Listen up, audiobooks are a million-dollar industry. Audible.com charges users eight dollars a month for unlimited listening. Now, how many books can you listen to in one month? A typical book is 11 hours of listening. Let’s say you log in five hours of listening five days a week. Hear me when I say you could nearly finish the Hunger Games series without ever flipping a page.
In three short weeks, I listened to two audiobooks. That’s more books than I read all year while juggling school full-time and the magnitude of senior year of college.

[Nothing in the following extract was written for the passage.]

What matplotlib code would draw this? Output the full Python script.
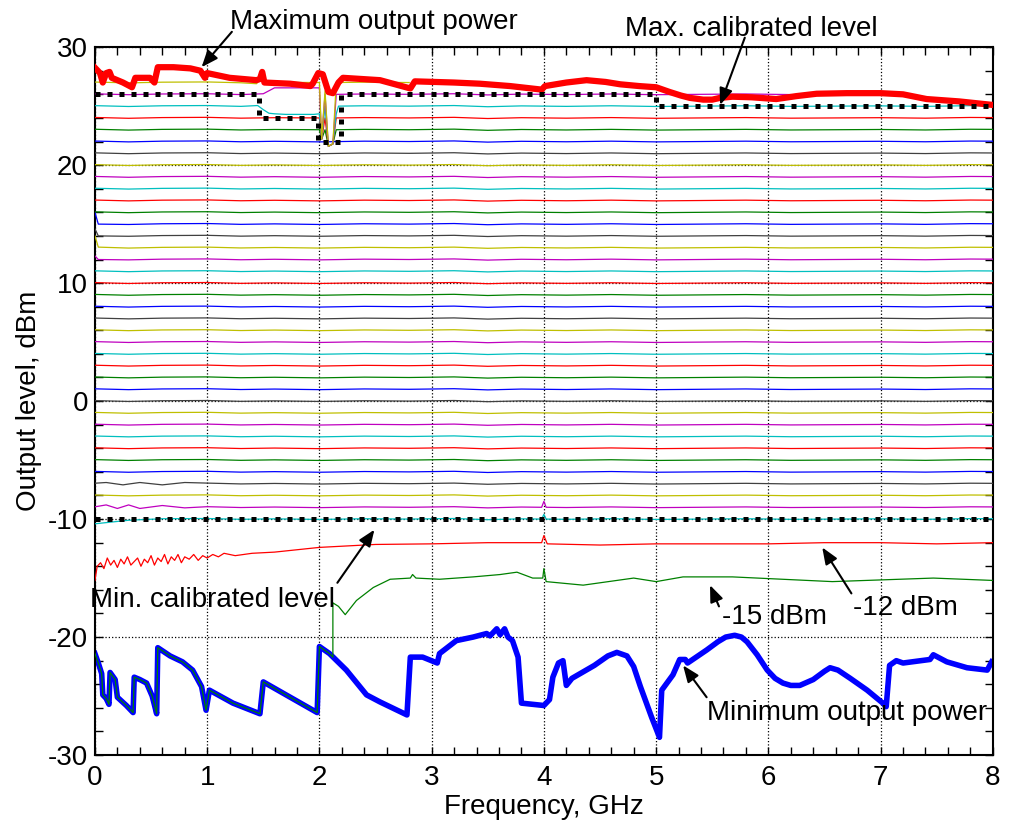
import numpy as np
import matplotlib.pyplot as plt

plt.rcParams['font.family'] = ['Liberation Sans', 'DejaVu Sans']
plt.rcParams['axes.unicode_minus'] = False

# old matlab colour order
cycle = [(0, 0, 1), (0, 0.5, 0), (1, 0, 0), (0, 0.75, 0.75),
         (0.75, 0, 0.75), (0.75, 0.75, 0), (0.25, 0.25, 0.25)]

# maximum output power (thick red)
max_freq = [0, 0.045, 0.07, 0.1, 0.13, 0.15, 0.2, 0.25, 0.33, 0.36, 0.49, 0.53, 0.56, 0.7,
            0.85, 0.94, 0.98, 1.0, 1.2, 1.44, 1.47, 1.49, 1.51, 1.74, 1.92, 1.94, 1.99,
            2.03, 2.08, 2.12, 2.17, 2.21, 2.54, 2.81, 2.85, 3.2, 3.43, 3.7, 3.98, 4.01,
            4.2, 4.38, 4.55, 4.68, 4.85, 5.0, 5.12, 5.22, 5.3, 5.42, 5.5, 5.57, 5.68, 5.85,
            6.07, 6.25, 6.43, 6.7, 7.0, 7.2, 7.41, 7.7, 8.0]
max_dbm = [28.25, 27.8, 27.0, 27.8, 27.9, 27.4, 27.2, 27.0, 26.6, 27.4, 27.4, 27.0, 28.3, 28.3,
           28.2, 28.0, 27.4, 27.8, 27.4, 27.2, 27.3, 27.9, 27.0, 26.9, 26.7, 26.9, 27.8,
           27.7, 26.2, 26.1, 27.0, 27.4, 27.2, 26.5, 27.1, 27.0, 26.9, 26.7, 26.4, 26.7,
           27.0, 27.2, 27.05, 26.85, 26.7, 26.6, 26.2, 25.9, 25.7, 25.55, 25.55, 25.7,
           25.8, 25.75, 25.6, 25.85, 26.05, 26.1, 26.1, 26.0, 25.6, 25.4, 25.1]

# minimum output power (thick blue)
min_freq = [0, 0.03, 0.06, 0.07, 0.1, 0.125, 0.135, 0.18, 0.2, 0.28, 0.34, 0.35, 0.4, 0.46,
            0.51, 0.55, 0.56, 0.67, 0.78, 0.87, 0.95, 0.99, 1.02, 1.23, 1.47, 1.5, 1.74,
            1.98, 2.0, 2.09, 2.24, 2.42, 2.54, 2.78, 2.81, 2.92, 3.05, 3.07, 3.22, 3.37,
            3.49, 3.52, 3.58, 3.61, 3.65, 3.68, 3.72, 3.77, 3.8, 4.0, 4.05, 4.08, 4.13,
            4.17, 4.2, 4.25, 4.45, 4.57, 4.65, 4.74, 4.8, 4.86, 4.96, 5.03, 5.05, 5.15,
            5.21, 5.26, 5.28, 5.45, 5.55, 5.62, 5.7, 5.76, 5.81, 5.9, 5.99, 6.06, 6.13,
            6.2, 6.28, 6.4, 6.5, 6.55, 6.62, 6.73, 6.88, 7.02, 7.05, 7.08, 7.14, 7.2, 7.44,
            7.47, 7.59, 7.77, 7.95, 7.99]
min_dbm = [-21.4, -22.2, -23.1, -24.9, -25.2, -25.7, -23.0, -23.6, -25.1, -25.8, -26.4, -23.4,
           -23.6, -23.9, -25.0, -26.5, -20.9, -21.6, -22.1, -22.8, -24.2, -26.2, -24.5,
           -25.6, -26.5, -23.8, -25.1, -26.4, -20.8, -21.4, -22.8, -24.9, -25.5, -26.6,
           -21.7, -21.7, -22.2, -21.4, -20.3, -20.0, -19.7, -19.9, -19.3, -19.8, -19.3,
           -20.0, -20.3, -21.7, -25.6, -25.8, -25.3, -23.4, -22.2, -22.0, -24.1, -23.5,
           -22.4, -21.6, -21.3, -21.6, -22.5, -24.2, -26.8, -28.5, -24.5, -23.2, -21.9,
           -21.9, -22.2, -21.1, -20.4, -20.0, -19.85, -20.0, -20.4, -21.5, -22.8, -23.5,
           -23.9, -24.1, -24.1, -23.6, -22.9, -22.6, -22.8, -23.5, -24.5, -25.6, -25.9,
           -22.4, -22.0, -22.2, -21.9, -21.5, -22.1, -22.6, -22.8, -22.1]

# calibrated range (thick dotted black)
cal_hi_freq = [0, 1.46, 1.46, 1.99, 1.99, 2.19, 2.19, 5.0, 5.0, 8.0]
cal_hi_dbm = [26, 26, 24, 24, 22, 22, 26, 26, 25, 25]
cal_lo_freq = [0, 8]
cal_lo_dbm = [-10, -10]

# set levels, dBm
levels = list(range(-10, 28))
ripple_freq = [0, 0.3, 0.6, 1.0, 1.3, 1.6, 2.0, 2.4, 2.8, 3.2, 3.5, 3.8, 4.2, 4.6, 5.0,
               5.4, 5.8, 6.2, 6.6, 7.0, 7.4, 7.8, 8.0]
ripple_db = [0.04, -0.03, 0.03, 0.05, -0.02, 0.02, -0.03, 0.03, 0.0, 0.05, -0.05, 0.02,
             -0.02, 0.03, -0.03, 0.0, 0.03, -0.02, 0.0, 0.02, -0.02, 0.04, 0.03]

# -12 dBm trace
red12_freq = [0, 0.02, 0.05, 0.08, 0.11, 0.14, 0.17, 0.2, 0.23, 0.26, 0.29, 0.32, 0.35,
              0.38, 0.41, 0.44, 0.47, 0.5, 0.53, 0.56, 0.59, 0.62, 0.65, 0.68, 0.71, 0.74,
              0.77, 0.8, 0.84, 0.88, 0.92, 0.96, 1.0, 1.05, 1.1, 1.15, 1.25, 1.4, 1.6, 1.8,
              2.0, 2.2, 2.5, 3.0, 3.5, 3.98, 4.0, 4.03, 4.5, 5.0, 5.5, 6.0, 6.5, 7.0, 7.5, 8.0]
red12_dbm = [-15.2, -14.0, -13.7, -14.2, -13.3, -13.9, -13.5, -14.1, -13.4, -13.8, -13.2,
             -13.9, -13.6, -13.3, -14.0, -13.4, -13.7, -13.1, -13.9, -13.3, -13.6, -13.0,
             -13.8, -13.2, -13.5, -13.0, -13.7, -13.2, -13.4, -13.0, -13.5, -13.1, -13.3,
             -13.0, -13.2, -12.9, -13.1, -12.9, -12.8, -12.6, -12.4, -12.3, -12.15, -12.1,
             -12.0, -12.0, -11.4, -12.1, -12.2, -12.1, -12.1, -12.1, -12.0, -12.0, -12.1,
             -12.0]

# -15 dBm trace after it leaves the minimum power curve
green15_freq = [2.12, 2.12, 2.17, 2.23, 2.33, 2.48, 2.63, 2.81, 2.83, 2.86, 3.07, 3.37, 3.61,
                3.76, 3.9, 3.99, 4.0, 4.02, 4.35, 4.8, 5.0, 5.24, 5.68, 6.57, 7.47, 8.0]
green15_dbm = [-21.7, -17.1, -17.4, -18.1, -16.9, -15.8, -15.1, -15.0, -14.7, -15.0, -15.1,
               -14.9, -14.7, -14.5, -15.0, -15.0, -14.2, -15.3, -15.6, -15.0, -15.3, -14.9,
               -14.9, -15.3, -15.0, -15.2]

# extra points
extra_pts = {
    -10: [(0, -10.4), (0.3, -10.1), (3.98, -10.0), (4.0, -9.6), (4.02, -10.0)],
    -9: [(0.1, -8.8), (0.2, -9.1), (0.3, -8.8), (0.4, -9.1), (0.6, -8.85), (0.8, -9.05),
         (3.98, -9.0), (4.0, -8.5), (4.02, -9.0)],
    -7: [(0.1, -6.9), (0.25, -7.1), (0.4, -6.9), (0.6, -7.1), (0.8, -6.9)],
    12: [(0, 12.3), (0.03, 12.0)],
    13: [(0, 14.0), (0.03, 13.05)],
    14: [(0, 14.6), (0.03, 14.0)],
    15: [(0, 16.0), (0.03, 15.0)],
    25: [(1.45, 25.05), (1.5, 24.7), (1.55, 24.4), (1.7, 24.3), (1.95, 24.3), (2.17, 25.0)],
    26: [(1.5, 26.05), (1.6, 26.5), (1.98, 26.6), (2.17, 26.0)],
    27: [(1.44, 26.9), (1.47, 27.3), (1.52, 26.9)],
}
dip_freq = [2.0, 2.02, 2.05, 2.08, 2.12, 2.15]
dip_dbm = [None, 22.2, 26.3, 21.6, 21.8, None]
last_freq = {26: 6.45, 27: 2.8}


def trace(level):
    pts = {f: level + r for f, r in zip(ripple_freq, ripple_db)}
    for f, v in extra_pts.get(level, []):
        pts[f] = v
    if level >= 23:
        for f, v in zip(dip_freq, dip_dbm):
            pts[f] = level if v is None else min(v, level)
    inner = dip_freq[1:-1]
    for f in list(pts):
        if level == 25 and 1.55 < f < 2.17 and f not in inner:
            pts[f] = min(pts[f], 24.35)
        if level == 26 and 1.6 <= f <= 2.0 and f not in inner:
            pts[f] = 26.55
    fs = sorted(f for f in pts if f <= last_freq.get(level, 8))
    return fs, [pts[f] for f in fs]


fig = plt.figure(figsize=(10.1, 8.27), dpi=100)
ax = fig.add_axes([0.094, 0.087, 0.889, 0.856])

ax.plot(min_freq, min_dbm, color=cycle[0], lw=4.0, zorder=2)
g_freq = [f for f in min_freq if f <= 2.1] + green15_freq
g_dbm = [v for f, v in zip(min_freq, min_dbm) if f <= 2.1] + green15_dbm
ax.plot(g_freq, g_dbm, color=cycle[1], lw=0.9, zorder=3)
ax.plot(red12_freq, red12_dbm, color=cycle[2], lw=0.9, zorder=3)
for i, lev in enumerate(levels):
    fs, vs = trace(lev)
    ax.plot(fs, vs, color=cycle[(i + 3) % 7], lw=0.9, zorder=3)

ax.plot(max_freq, max_dbm, color='red', lw=4.5, zorder=4)
for fq, db in [(cal_hi_freq, cal_hi_dbm), (cal_lo_freq, cal_lo_dbm)]:
    ax.plot(fq, db, color='k', lw=3.6, linestyle=(0, (1, 1.4)),
            dash_capstyle='butt', zorder=5)

ax.set_xlim(0, 8)
ax.set_ylim(-30, 30)
ax.set_xticks(range(0, 9))
ax.set_yticks(range(-30, 31, 10))
ax.set_xticks(np.arange(0, 8.01, 0.2), minor=True)
ax.set_yticks(range(-30, 31, 2), minor=True)
ax.tick_params(which='both', direction='in', top=True, right=True, length=6, width=1)
ax.tick_params(axis='both', labelsize=20)
ax.tick_params(axis='y', pad=5)
ax.tick_params(axis='x', pad=7)
ax.grid(True, which='major', linestyle=':', color='k', lw=0.9)
for s in ax.spines.values():
    s.set_linewidth(1.5)

ax.set_xlabel('Frequency, GHz', fontsize=20, labelpad=2)
ax.set_ylabel('Output level, dBm', fontsize=20, labelpad=4)

arrow = dict(arrowstyle='-|>,head_length=1.0,head_width=0.4', color='k', lw=1.5,
             shrinkA=0, shrinkB=0)
notes = [
    ('Maximum output power', (0.95, 28.3), (1.22, 31.3), (1.2, 32.1)),
    ('Max. calibrated level', (5.57, 25.1), (5.79, 30.8), (4.72, 31.5)),
    ('Min. calibrated level', (2.49, -10.9), (2.16, -15.4), (-0.045, -16.9)),
    ('-15 dBm', (5.48, -15.6), (5.56, -17.4), (5.59, -18.3)),
    ('-12 dBm', (6.48, -12.4), (6.74, -16.3), (6.75, -17.5)),
    ('Minimum output power', (5.24, -22.4), (5.45, -25.1), (5.45, -26.4)),
]
for txt, head, tail, pos in notes:
    ax.annotate('', xy=head, xytext=tail, arrowprops=arrow, annotation_clip=False, zorder=6)
    ax.text(pos[0], pos[1], txt, fontsize=20, ha='left', va='center', clip_on=False, zorder=7)

fig.savefig('out.png', dpi=100)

First, I heard Don Miller’s A Million Miles in a Thousand Years. It was a good story to hear as I drove across town multiple times and hoped on K10 to Kansas City. Miller read the book aloud to me: his own words. Elizabeth Gilbert also reads in her audiobook version of Eat Pray Love. I believe it adds to the book’s meaning. Having an author read their own work to you is intimate and a great way to enjoy a book on the road.
After listening to Miller, I decided to listen to my first business book. Brothers Chip and Dan Heath wrote an excellent book called Made To Stick: Why some ideas survive and Others Die. I enjoyed this book more than Miller’s long-winded story. The Heath brothers were able to explain why ideas stick. Some ideas, like Subway’s use of obese Jarod as a campaign model, are just good ideas while other ideas simply suck. By using a S.U.C.C.E.S checklist, you can examine the stickiness of your ideas.
The New York Times wrote a story more than six years ago about audiobooks. Since then, I believe popularity has grown as the digital age is in full swing. Some avid readers discredit audiobooks as not reading while a Pulitzer Prize winner believes better that than nothing. I agree with the guy with the notable award: better I listen to a great story than never hear it at all.